Model Compression

Model Compression

Model compression aims to shrink large language models into faster, lighter, deployable systems—without discarding the behaviors that make them intelligent. Our work shows that effective compression is not just about removing parameters: it requires preserving the mathematical structure and semantic pathways through which models reason. PruneNet and CurDKV embody this philosophy, offering calibration-free pruning and value-aware KV compression that remain robust even under aggressive reduction.

Why We Need Better Compression

  • As context lengths and model sizes grow, the bottleneck shifts: FLOPs, memory bandwidth, and KV-cache all limit real-world deployment.
  • Naïve pruning or key-only heuristics break internal representations, degrading performance long before theoretical sparsity limits.
  • Existing methods overfit to calibration datasets or rely on attention scores that poorly reflect actual importance.

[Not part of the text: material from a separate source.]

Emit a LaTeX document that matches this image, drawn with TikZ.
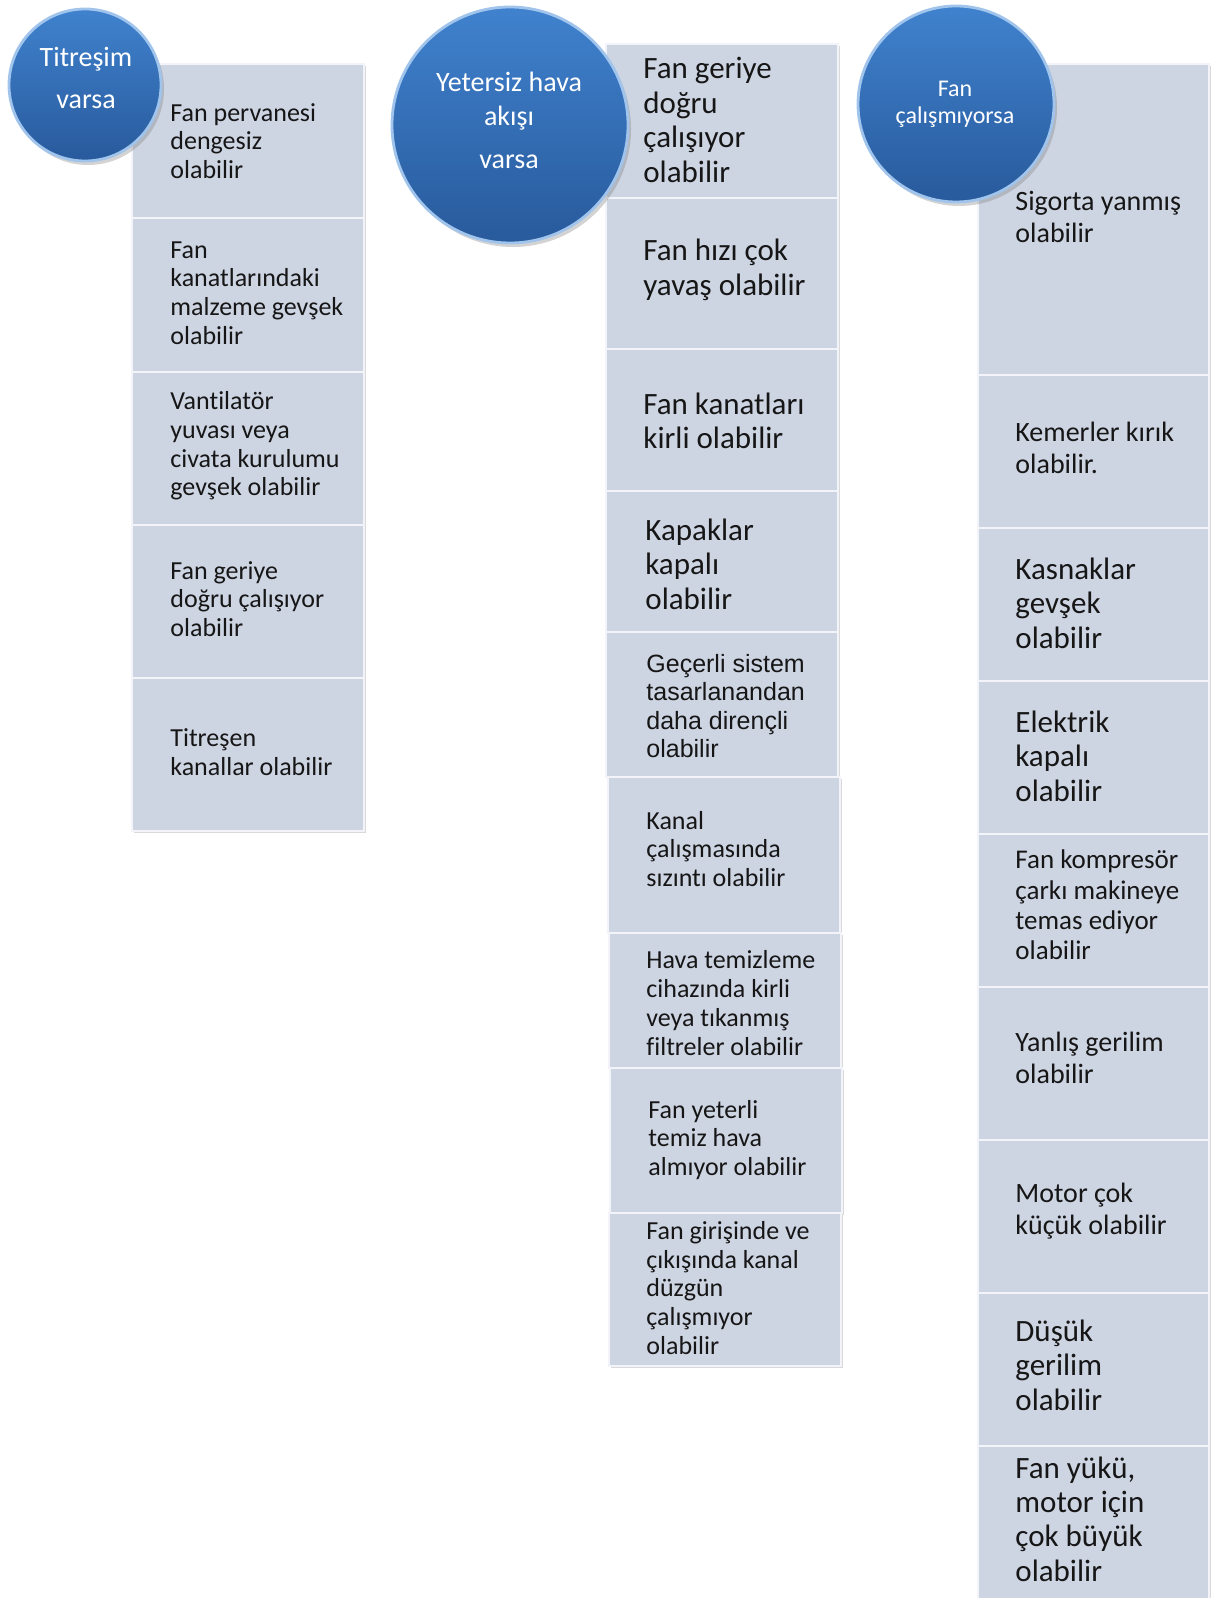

Compression must therefore be principled, data-free when needed, and aligned with model geometry.

How Our Works Connect the Dots

  • PruneNet — Calibration-Free Structured Pruning, Recasts pruning as policy learning: instead of scoring parameters with data-dependent heuristics, PruneNet learns a reusable pruning policy driven by spectral preservation. By minimizing KS distance between singular value distributions of original and compressed matrices, it maintains the model’s representational backbone—achieving high sparsity with minimal accuracy loss and near-optional recovery finetuning.

  • CurDKV — Value-Guided KV Compression, Challenges the attention-score paradigm by showing that preserving V (values) is crucial for maintaining semantic content. CurDKV approximates CUR decomposition with lightweight Gaussian projections, selecting tokens by combined key–value leverage scores. This produces KV caches that retain meaning even under 70–90% eviction, outperforming attention-only baselines on LongBench and Ruler.

Together, these works elevate compression from removing things cheaply to preserving the right things intelligently.

Practical Guide — When to Use Which Method?

  • If pruning whole layers/neurons with no calibration data → Use PruneNet for spectral fidelity and reusable pruning policies.
  • If compressing KV for long-context inference → Use CurDKV or AdaCurDKV to retain semantic value paths.
  • If targeting high sparsity with minimal recovery finetuning → PruneNet performs reliably even at 20–40% compression.
  • If dealing with NIAH or retrieval-heavy workloads → CurDKV offers superior robustness under aggressive eviction.

Big Picture

Model compression is evolving from heuristics to geometry-aware, value-aware, and data-independent methods. PruneNet and CurDKV show that respecting a model’s internal structure—its spectrum, its value flows, its hidden semantics—is the key to building compressed LLMs that are not just smaller, but still smart. These approaches pave the way for resource-efficient models that operate comfortably on long contexts, edge hardware, and real-time applications.